«Toutes les ombres» : un roman qui s'appuie sur l'inadéquation au réel
Béchir Garbouj a été professeur de littérature française avant de se consacrer à la traduction et à l’écriture. Sa traduction de Mahmoud Messadi, Abou Hourayra prit la parole et dit… (Editions du Centre National de traduction),a obtenu en 2009 le Prix national de la traduction et son roman, Passe l’intrus (Editions Déméter) le prix Comar d’or en 2017. Son second roman, Toutes les ombres, vient d’être publié, toujours chez Déméter.
Dans ce roman le décor est vite planté :quatre personnages dans un hôtel au nord de la Tunisie, dans une ville qu’on devine grâce à des détails précis:
«L’hôtel domine les maisons, le fort génois, le port de pêche qui va devenir une marina… (p.14)
Ces quatre personnages, Amsar, un habitué de l’hôtel, ancien enseignant, devenu actuaire; Elyès, un étudiant venu de Paris, « une sorte d’adolescent aux cheveux long» (p.15) envoyé par ses parents à cet hôtel pour s’y reposer; Heinrich, «à la mâchoire avançant légèrement » et à «la lourde crinière blonde… Un homme du nord, tout à ses pensées» (p.14) …, originaire de l’Allemagne de l’est, ayant déjà travaillé à Bizerte; et Magda, sa compagne, une jeune femme à « la forme gracile», «aux yeux bleu noir» p.16)
Le style du roman, quant à lui, est volontiers lacunaire, rappelant le mode de la narration : des discussions brèves, des souvenirs sciemment sélectifs, surgissant aux moments propices, balisant la progression du récit, des bribes jaillissant parfois sans crier garde:
«Ils ont éteint presque rageusement jusqu’aux lumières d’escalier, et l’on entend, à présent, un bruit de pas, vers la réception, vers la porte extérieure. Heinrich a dit en souriant: «C’est quand ils décrètent le couvre-feu qu’il faut rester», et le gosse s’est réveillé: «Oui, on organise la résistance.» (p.37)
Ou encore: «Heinrich s’arrête au milieu d’un terre-plein ou s’assoit sur le bord d’une fontaine à sec, il mime les situations à mesure qu’il les raconte, et, soudain l’homme massif se fait léger, il lui vient même, sous la pipe, une sorte de sourire espiègle; j’aurais bien fait du théâtre, moi aussi, j’aurais pu. (p.78-79)
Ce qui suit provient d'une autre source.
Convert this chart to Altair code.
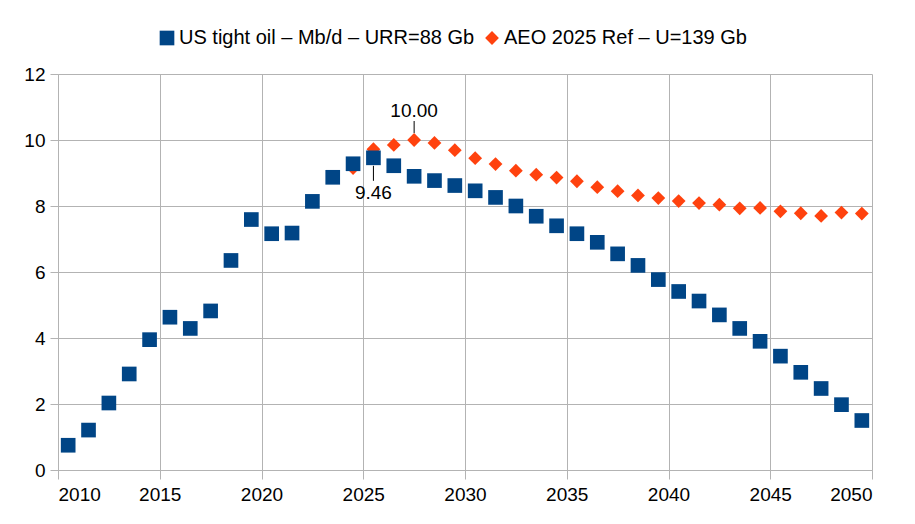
import altair as alt
import pandas as pd

# ---- data ----
blue_name = "US tight oil – Mb/d – URR=88 Gb"
red_name = "AEO 2025 Ref – U=139 Gb"

blue_years = list(range(2010, 2050))
blue_values = [0.75, 1.21, 2.03, 2.91, 3.95, 4.63, 4.29, 4.82, 6.35, 7.59,
               7.16, 7.18, 8.14, 8.87, 9.28, 9.46, 9.22, 8.90, 8.77, 8.62,
               8.46, 8.26, 8.00, 7.69, 7.40, 7.16, 6.90, 6.55, 6.20, 5.77,
               5.41, 5.12, 4.70, 4.29, 3.90, 3.45, 2.96, 2.47, 1.98, 1.50]

red_years = list(range(2024, 2050))
red_values = [9.15, 9.72, 9.85, 10.00, 9.91, 9.69, 9.45, 9.27, 9.07, 8.95,
              8.86, 8.75, 8.57, 8.45, 8.32, 8.24, 8.15, 8.09, 8.04, 7.93,
              7.94, 7.84, 7.78, 7.70, 7.80, 7.77]

x_ticks = [2010, 2015, 2020, 2025, 2030, 2035, 2040, 2045, 2050]
y_ticks = [0, 2, 4, 6, 8, 10, 12]

# annotated points
red_ann_year = 2027
blue_ann_year = 2025

FONT = "Liberation Sans"
GRID = "#b3b3b3"
BLUE = "#004586"
RED = "#ff420e"

rows = []
for y, v in zip(red_years, red_values):
    rows.append({"x": y + 0.5, "v": v, "series": red_name})
for y, v in zip(blue_years, blue_values):
    rows.append({"x": y + 0.5, "v": v, "series": blue_name})
df = pd.DataFrame(rows)

red_ann = pd.DataFrame({"x": [red_ann_year + 0.5],
                        "v": [red_values[red_years.index(red_ann_year)]]})
blue_ann = pd.DataFrame({"x": [blue_ann_year + 0.5],
                         "v": [blue_values[blue_years.index(blue_ann_year)]]})

xscale = alt.Scale(domain=[2010, 2050], nice=False, zero=False)
yscale = alt.Scale(domain=[0, 12], nice=False)

xaxis = alt.Axis(values=x_ticks, format="d", title=None, grid=True,
                 tickSize=9, labelPadding=6)
yaxis = alt.Axis(values=y_ticks, title=None, grid=True, tickSize=8,
                 labelPadding=5)

points = alt.Chart(df).mark_point(filled=True, opacity=1, strokeWidth=0).encode(
    x=alt.X("x:Q", scale=xscale, axis=xaxis),
    y=alt.Y("v:Q", scale=yscale, axis=yaxis),
    color=alt.Color("series:N",
                    scale=alt.Scale(domain=[blue_name, red_name], range=[BLUE, RED]),
                    legend=alt.Legend(title=None, orient="none", direction="horizontal",
                                      legendX=99, legendY=-46,
                                      labelFontSize=20, labelFont=FONT,
                                      labelColor="black", symbolSize=150,
                                      columnPadding=7, labelOffset=2,
                                      labelLimit=500,
                                      symbolStrokeWidth=0)),
    shape=alt.Shape("series:N",
                    scale=alt.Scale(domain=[blue_name, red_name], range=["square", "diamond"])),
    size=alt.Size("series:N",
                  scale=alt.Scale(domain=[blue_name, red_name], range=[215, 190]),
                  legend=None),
)

red_rule = alt.Chart(red_ann).mark_rule(color="black", strokeWidth=1,
                                        yOffset=-7, y2Offset=-19).encode(
    x=alt.X("x:Q", scale=xscale), y="v:Q", y2="v:Q")
red_text = alt.Chart(red_ann).mark_text(font=FONT, fontSize=19, color="black",
                                        baseline="alphabetic", dy=-23).encode(
    x=alt.X("x:Q", scale=xscale), y="v:Q", text=alt.Text("v:Q", format=".2f"))

blue_rule = alt.Chart(blue_ann).mark_rule(color="black", strokeWidth=1,
                                          yOffset=8, y2Offset=23).encode(
    x=alt.X("x:Q", scale=xscale), y="v:Q", y2="v:Q")
blue_text = alt.Chart(blue_ann).mark_text(font=FONT, fontSize=19, color="black",
                                          baseline="alphabetic", dy=41).encode(
    x=alt.X("x:Q", scale=xscale), y="v:Q", text=alt.Text("v:Q", format=".2f"))

chart = alt.layer(points, red_rule, red_text, blue_rule, blue_text).properties(
    width=814, height=396,
    autosize=alt.AutoSizeParams(type="none"),
    padding={"left": 50, "top": 66, "right": 35, "bottom": 45},
    background="white",
).configure_view(strokeWidth=0).configure_axis(
    gridColor=GRID, gridOpacity=1, gridWidth=1,
    domainColor=GRID, domainWidth=1,
    tickColor=GRID, tickWidth=1,
    labelFont=FONT, labelFontSize=19, labelColor="black",
)

chart.save("out.html", embed_options={"renderer": "svg", "actions": False})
Si, dans ce roman, le ‘‘poids de vérité humaine’’, l’ordre causal et l’enchaînement des événements sont bien perceptibles, par contre le lecteur n’y découvre, en fin de compte, aucune poétique de l’hybris. Certes, on devine la souffrance existentielle du narrateur principal, Heinrich, incarnée par le vécu et le souvenir des traumatismes durant sa jeunesse, mais seule domine la survivance d’un personnage presque mythique, Martha, «une femme incroyablement belle» (p.80), une artiste, passionnée de théâtre, morteen pleine gloire, dans un accident d’auto. Elle était la compagne d’Heinrich et la mère de Magda. Mais cette dernière «n’était jamais sur les photos d’elle que l’on voyait de plus en plus souvent dans les magazines… A la presse, elle disait que Magda était sa grande réussite, et elle le disait avec une force telle qu’ils avaient fini par le croire». (p.92)
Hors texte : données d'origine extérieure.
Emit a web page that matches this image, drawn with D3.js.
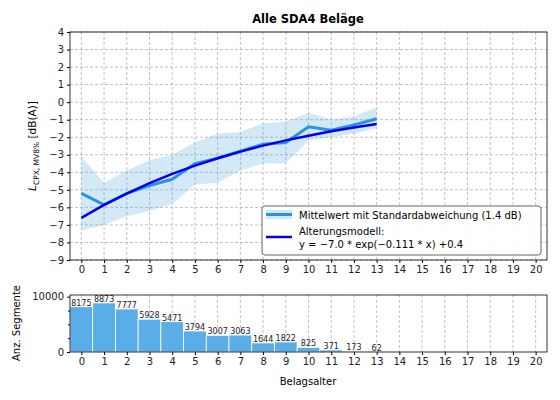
<!DOCTYPE html><html><head><meta charset="utf-8"><script src="https://cdn.jsdelivr.net/npm/d3@7"></script>
<style>body{margin:0;background:#fff}text{font-family:"DejaVu Sans",sans-serif}</style></head><body><svg id="c" width="560" height="400"></svg><script>
const ages=[0,1,2,3,4,5,6,7,8,9,10,11,12,13];
const meanVals=[-5.2,-5.85,-5.2,-4.75,-4.4,-3.5,-3.2,-2.8,-2.4,-2.3,-1.4,-1.6,-1.3,-0.95];
const upperVals=[-3.1,-4.6,-3.9,-3.3,-3.0,-2.3,-1.8,-1.7,-1.2,-1.1,-0.6,-1.0,-0.8,-0.3];
const lowerVals=[-7.3,-7.0,-6.5,-6.2,-5.8,-4.7,-4.6,-3.9,-3.5,-3.5,-2.2,-2.0,-1.8,-1.5];
const modelVals=[-6.6,-5.86,-5.21,-4.62,-4.09,-3.62,-3.20,-2.82,-2.48,-2.18,-1.91,-1.66,-1.45,-1.25];
const counts=[8175,8873,7777,5928,5471,3794,3007,3063,1644,1822,825,371,173,62];
const xTicks=d3.range(0,21);
const yTicks=d3.range(-9,5);
const svg=d3.select("#c");
const L=70,R=547;
const x=d3.scaleLinear().domain([-0.5,20.5]).range([L,R]);
const y=d3.scaleLinear().domain([-9,4]).range([260,32]);
const g=svg.append("g");
const gc="#999";
xTicks.forEach(t=>g.append("line").attr("x1",x(t)).attr("x2",x(t)).attr("y1",32).attr("y2",260).attr("stroke",gc).attr("stroke-dasharray","3,2").attr("stroke-width",0.6));
yTicks.forEach(t=>g.append("line").attr("x1",L).attr("x2",R).attr("y1",y(t)).attr("y2",y(t)).attr("stroke",gc).attr("stroke-dasharray","3,2").attr("stroke-width",0.6));
g.append("path").datum(ages).attr("d",d3.area().x(d=>x(d)).y0((d,i)=>y(lowerVals[i])).y1((d,i)=>y(upperVals[i]))).attr("fill","#3d9be0").attr("opacity",0.22);
g.append("path").datum(ages).attr("d",d3.line().x(d=>x(d)).y((d,i)=>y(meanVals[i]))).attr("fill","none").attr("stroke","#2a93e0").attr("stroke-width",3);
g.append("path").datum(ages).attr("d",d3.line().x(d=>x(d)).y((d,i)=>y(modelVals[i]))).attr("fill","none").attr("stroke","#0000ee").attr("stroke-width",2.5);
const ax=svg.append("g").attr("transform","translate(0,260)").call(d3.axisBottom(x).tickValues(xTicks).tickSize(3).tickFormat(d3.format("d")));
const ay=svg.append("g").attr("transform",`translate(${L},0)`).call(d3.axisLeft(y).tickValues(yTicks).tickSize(3));
[ax,ay].forEach(a=>{a.select(".domain").remove();a.selectAll("text").attr("font-size",10).attr("fill","#222");});
svg.append("rect").attr("x",L).attr("y",32).attr("width",R-L).attr("height",228).attr("fill","none").attr("stroke","#000").attr("stroke-width",0.8);
svg.append("text").attr("x",308).attr("y",23).attr("text-anchor","middle").attr("font-size",11.5).attr("font-weight","bold").text("Alle SDA4 Beläge");
const yl=svg.append("text").attr("transform","translate(36,146) rotate(-90)").attr("text-anchor","middle").attr("font-size",10.5);
yl.append("tspan").attr("font-style","italic").text("L");
yl.append("tspan").attr("font-size",7.5).attr("dy",3).text("CPX, MV8%");
yl.append("tspan").attr("dy",-3).text(" [dB(A)]");
const lg=svg.append("g");
lg.append("rect").attr("x",262).attr("y",206).attr("width",279).attr("height",49).attr("rx",3).attr("fill","#fff").attr("fill-opacity",0.9).attr("stroke","#666");
lg.append("rect").attr("x",266).attr("y",210).attr("width",26).attr("height",9).attr("fill","#3d9be0").attr("opacity",0.22);
lg.append("line").attr("x1",266).attr("x2",292).attr("y1",214.5).attr("y2",214.5).attr("stroke","#2a93e0").attr("stroke-width",3);
lg.append("text").attr("x",299).attr("y",218.5).attr("font-size",10).text("Mittelwert mit Standardabweichung (1.4 dB)");
lg.append("line").attr("x1",266).attr("x2",292).attr("y1",237).attr("y2",237).attr("stroke","#0000ee").attr("stroke-width",2.5);
lg.append("text").attr("x",299).attr("y",234.5).attr("font-size",10).text("Alterungsmodell:");
lg.append("text").attr("x",299).attr("y",248).attr("font-size",10).text("y = −7.0 * exp(−0.111 * x) +0.4");
const yb=d3.scaleLinear().domain([0,10300]).range([352,295]);
const gb=svg.append("g");
xTicks.forEach(t=>gb.append("line").attr("x1",x(t)).attr("x2",x(t)).attr("y1",295).attr("y2",352).attr("stroke",gc).attr("stroke-dasharray","3,2").attr("stroke-width",0.6));
gb.selectAll("rect.b").data(counts).enter().append("rect").attr("x",(d,i)=>x(ages[i]-0.5)).attr("width",x(1)-x(0)).attr("y",d=>yb(d)).attr("height",d=>352-yb(d)).attr("fill","#5aaee8").attr("stroke","#fff").attr("stroke-width",0.8);
gb.selectAll("text.b").data(counts).enter().append("text").attr("x",(d,i)=>x(ages[i])).attr("y",d=>yb(d)-1).attr("text-anchor","middle").attr("font-size",8).attr("fill","#222").text(d=>d);
const bx=svg.append("g").attr("transform","translate(0,352)").call(d3.axisBottom(x).tickValues(xTicks).tickSize(3).tickFormat(d3.format("d")));
const by=svg.append("g").attr("transform",`translate(${L},0)`).call(d3.axisLeft(yb).tickValues([0,10000]).tickSize(3).tickFormat(d3.format("d")));
svg.append("g").attr("transform",`translate(${L},0)`).call(d3.axisLeft(yb).tickValues([2500,5000,7500]).tickSize(2).tickFormat("")).select(".domain").remove();
[bx,by].forEach(a=>{a.select(".domain").remove();a.selectAll("text").attr("font-size",10).attr("fill","#222");});
svg.append("rect").attr("x",L).attr("y",295).attr("width",R-L).attr("height",57).attr("fill","none").attr("stroke","#000").attr("stroke-width",0.8);
svg.append("text").attr("x",308).attr("y",385).attr("text-anchor","middle").attr("font-size",10).text("Belagsalter");
svg.append("text").attr("transform","translate(20,323) rotate(-90)").attr("text-anchor","middle").attr("font-size",10).text("Anz. Segmente");
</script></body></html>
Il faut dire que ce nouveau roman de Béchir Garbouj s’appuie essentiellement sur l’inadéquation au réel et la souffrance de ces trois personnages, anciens citoyens allemands de l’est,la RDA, sur leurs états d’âme et sur les ressorts du comportement humain. Heinrich et Magda relatent, à tour de rôle, des expériences à vif, des souvenirs d’adolescence, des frustrations et autres secrets enfouis dans les sombres replis de leurs âmes.
Le cheminement dans ce roman, un constant va-et-vient entre la Tunisie et l’Allemagne, commence et se termine par l’image d’un cheval blanc s’enfuyant de l’hôtel dans la nuit. Magda et Elyès partent à sa recherche. Ils tardent. Heinrich et Amsar, l’omniscient et l’omniprésent, s’inquiètent. Un passant a vu un docteur passer sur un cheval blanc. Coïncidence ? Qu’advient-il de Magda et d’Elyès? Faut-il le préciser? le mystère s’épaissit à la fin de ce roman qu’on parcourt d’une seule traite.
Béchir Garbouj, Toutes les ombres, Déméter, Tunis, 219, 186 pages.